Work instructions> Return the first line, the line containing "1.14, 1.08, 1.015];", and every line between them, exactly as they stand.

:: Records to process ::

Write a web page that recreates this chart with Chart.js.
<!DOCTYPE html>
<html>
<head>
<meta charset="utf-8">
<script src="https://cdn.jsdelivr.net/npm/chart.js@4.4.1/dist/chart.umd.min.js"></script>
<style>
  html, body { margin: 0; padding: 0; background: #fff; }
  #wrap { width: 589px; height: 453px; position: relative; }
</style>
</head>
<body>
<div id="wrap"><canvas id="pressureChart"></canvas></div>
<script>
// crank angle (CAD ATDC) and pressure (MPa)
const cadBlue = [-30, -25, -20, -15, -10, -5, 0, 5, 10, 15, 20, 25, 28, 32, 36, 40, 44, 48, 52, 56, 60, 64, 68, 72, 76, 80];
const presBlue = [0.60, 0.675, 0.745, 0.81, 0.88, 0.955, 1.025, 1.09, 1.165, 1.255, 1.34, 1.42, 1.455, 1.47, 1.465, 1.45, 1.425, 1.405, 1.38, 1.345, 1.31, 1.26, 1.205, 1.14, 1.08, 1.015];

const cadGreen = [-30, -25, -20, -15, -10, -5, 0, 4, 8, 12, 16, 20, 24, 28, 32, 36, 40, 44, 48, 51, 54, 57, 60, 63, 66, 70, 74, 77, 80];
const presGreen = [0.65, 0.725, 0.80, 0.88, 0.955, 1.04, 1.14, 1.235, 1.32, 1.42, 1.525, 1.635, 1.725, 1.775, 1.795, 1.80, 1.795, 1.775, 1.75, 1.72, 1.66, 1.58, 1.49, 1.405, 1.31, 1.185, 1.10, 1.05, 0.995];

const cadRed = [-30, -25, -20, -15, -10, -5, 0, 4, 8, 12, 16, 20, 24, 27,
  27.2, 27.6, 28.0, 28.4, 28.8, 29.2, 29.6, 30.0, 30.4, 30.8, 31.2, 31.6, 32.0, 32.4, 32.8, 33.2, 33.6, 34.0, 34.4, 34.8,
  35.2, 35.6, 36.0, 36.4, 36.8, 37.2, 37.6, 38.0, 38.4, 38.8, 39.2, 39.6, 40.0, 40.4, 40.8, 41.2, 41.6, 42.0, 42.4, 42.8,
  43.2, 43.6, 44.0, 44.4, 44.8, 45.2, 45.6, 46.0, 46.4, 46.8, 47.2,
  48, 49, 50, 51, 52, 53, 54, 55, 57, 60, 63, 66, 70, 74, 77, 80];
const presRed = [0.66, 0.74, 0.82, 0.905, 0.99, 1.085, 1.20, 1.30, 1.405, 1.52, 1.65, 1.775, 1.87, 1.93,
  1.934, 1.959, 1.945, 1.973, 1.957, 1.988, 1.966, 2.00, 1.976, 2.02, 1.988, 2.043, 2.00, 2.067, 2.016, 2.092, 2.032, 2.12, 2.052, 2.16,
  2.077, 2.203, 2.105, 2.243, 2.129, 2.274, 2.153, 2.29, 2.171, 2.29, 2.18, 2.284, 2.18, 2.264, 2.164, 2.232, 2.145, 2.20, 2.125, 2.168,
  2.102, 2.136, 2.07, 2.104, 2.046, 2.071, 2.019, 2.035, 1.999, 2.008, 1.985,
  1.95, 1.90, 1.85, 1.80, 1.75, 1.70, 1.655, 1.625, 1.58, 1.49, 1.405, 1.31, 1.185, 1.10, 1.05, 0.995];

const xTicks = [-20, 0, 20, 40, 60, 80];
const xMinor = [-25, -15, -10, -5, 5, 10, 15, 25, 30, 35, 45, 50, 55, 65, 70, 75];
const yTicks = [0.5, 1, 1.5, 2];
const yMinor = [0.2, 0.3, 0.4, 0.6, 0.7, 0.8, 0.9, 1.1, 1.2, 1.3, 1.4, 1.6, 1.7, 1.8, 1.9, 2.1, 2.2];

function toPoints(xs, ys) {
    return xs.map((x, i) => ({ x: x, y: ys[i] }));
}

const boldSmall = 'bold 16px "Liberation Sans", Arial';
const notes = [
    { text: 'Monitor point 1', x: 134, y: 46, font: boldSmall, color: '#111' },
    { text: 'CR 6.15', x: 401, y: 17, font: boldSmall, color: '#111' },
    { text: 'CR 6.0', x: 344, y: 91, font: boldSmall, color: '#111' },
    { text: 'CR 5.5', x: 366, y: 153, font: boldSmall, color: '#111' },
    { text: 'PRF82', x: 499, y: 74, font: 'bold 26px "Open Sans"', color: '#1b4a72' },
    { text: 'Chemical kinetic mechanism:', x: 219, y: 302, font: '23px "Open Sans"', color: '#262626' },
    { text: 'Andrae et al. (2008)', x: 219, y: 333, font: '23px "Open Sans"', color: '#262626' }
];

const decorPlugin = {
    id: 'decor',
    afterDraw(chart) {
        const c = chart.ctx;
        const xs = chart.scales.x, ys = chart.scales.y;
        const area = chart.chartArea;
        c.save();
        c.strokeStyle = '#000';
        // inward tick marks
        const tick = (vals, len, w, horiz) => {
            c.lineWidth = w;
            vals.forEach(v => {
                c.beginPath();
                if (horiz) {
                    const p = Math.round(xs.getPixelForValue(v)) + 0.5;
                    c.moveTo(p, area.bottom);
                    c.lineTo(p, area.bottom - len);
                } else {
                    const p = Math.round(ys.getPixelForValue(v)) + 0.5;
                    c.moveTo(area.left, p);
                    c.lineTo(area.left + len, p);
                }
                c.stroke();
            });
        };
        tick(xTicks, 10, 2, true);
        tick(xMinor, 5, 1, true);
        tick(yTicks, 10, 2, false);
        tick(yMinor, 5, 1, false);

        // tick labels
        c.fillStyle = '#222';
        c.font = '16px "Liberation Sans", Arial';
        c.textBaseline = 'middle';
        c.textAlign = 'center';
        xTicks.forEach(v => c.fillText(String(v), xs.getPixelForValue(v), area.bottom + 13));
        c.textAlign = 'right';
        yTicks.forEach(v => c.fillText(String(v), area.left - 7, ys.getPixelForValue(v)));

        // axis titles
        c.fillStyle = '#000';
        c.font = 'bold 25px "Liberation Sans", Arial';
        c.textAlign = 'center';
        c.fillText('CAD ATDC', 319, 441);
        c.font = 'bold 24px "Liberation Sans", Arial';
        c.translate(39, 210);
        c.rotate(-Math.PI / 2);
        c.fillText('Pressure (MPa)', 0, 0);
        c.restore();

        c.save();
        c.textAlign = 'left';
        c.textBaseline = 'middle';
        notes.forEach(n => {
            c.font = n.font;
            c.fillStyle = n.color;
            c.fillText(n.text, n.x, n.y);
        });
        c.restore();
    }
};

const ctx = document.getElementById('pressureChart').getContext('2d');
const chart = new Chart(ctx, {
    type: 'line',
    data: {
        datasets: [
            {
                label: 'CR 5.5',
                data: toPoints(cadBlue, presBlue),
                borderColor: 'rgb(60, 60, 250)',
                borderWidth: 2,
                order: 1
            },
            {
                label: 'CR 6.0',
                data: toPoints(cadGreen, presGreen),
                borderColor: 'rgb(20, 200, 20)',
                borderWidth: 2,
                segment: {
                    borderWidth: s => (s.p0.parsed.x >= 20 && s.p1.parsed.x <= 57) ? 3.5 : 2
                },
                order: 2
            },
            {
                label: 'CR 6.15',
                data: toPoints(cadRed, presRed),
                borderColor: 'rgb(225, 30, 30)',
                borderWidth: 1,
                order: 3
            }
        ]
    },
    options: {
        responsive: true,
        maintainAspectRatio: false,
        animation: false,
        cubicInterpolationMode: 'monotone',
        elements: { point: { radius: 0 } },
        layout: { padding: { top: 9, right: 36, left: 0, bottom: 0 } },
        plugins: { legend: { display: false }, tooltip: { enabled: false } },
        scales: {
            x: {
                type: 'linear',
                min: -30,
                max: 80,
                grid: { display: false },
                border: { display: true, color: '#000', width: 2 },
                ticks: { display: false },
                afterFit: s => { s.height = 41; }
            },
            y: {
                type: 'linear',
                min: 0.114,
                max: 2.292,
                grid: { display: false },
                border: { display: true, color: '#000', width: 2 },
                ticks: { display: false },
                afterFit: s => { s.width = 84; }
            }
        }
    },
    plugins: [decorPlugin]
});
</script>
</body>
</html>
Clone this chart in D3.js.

:::

Problem solution>
Write a web page that recreates this chart with Chart.js.
<!DOCTYPE html>
<html>
<head>
<meta charset="utf-8">
<script src="https://cdn.jsdelivr.net/npm/chart.js@4.4.1/dist/chart.umd.min.js"></script>
<style>
  html, body { margin: 0; padding: 0; background: #fff; }
  #wrap { width: 589px; height: 453px; position: relative; }
</style>
</head>
<body>
<div id="wrap"><canvas id="pressureChart"></canvas></div>
<script>
// crank angle (CAD ATDC) and pressure (MPa)
const cadBlue = [-30, -25, -20, -15, -10, -5, 0, 5, 10, 15, 20, 25, 28, 32, 36, 40, 44, 48, 52, 56, 60, 64, 68, 72, 76, 80];
const presBlue = [0.60, 0.675, 0.745, 0.81, 0.88, 0.955, 1.025, 1.09, 1.165, 1.255, 1.34, 1.42, 1.455, 1.47, 1.465, 1.45, 1.425, 1.405, 1.38, 1.345, 1.31, 1.26, 1.205, 1.14, 1.08, 1.015];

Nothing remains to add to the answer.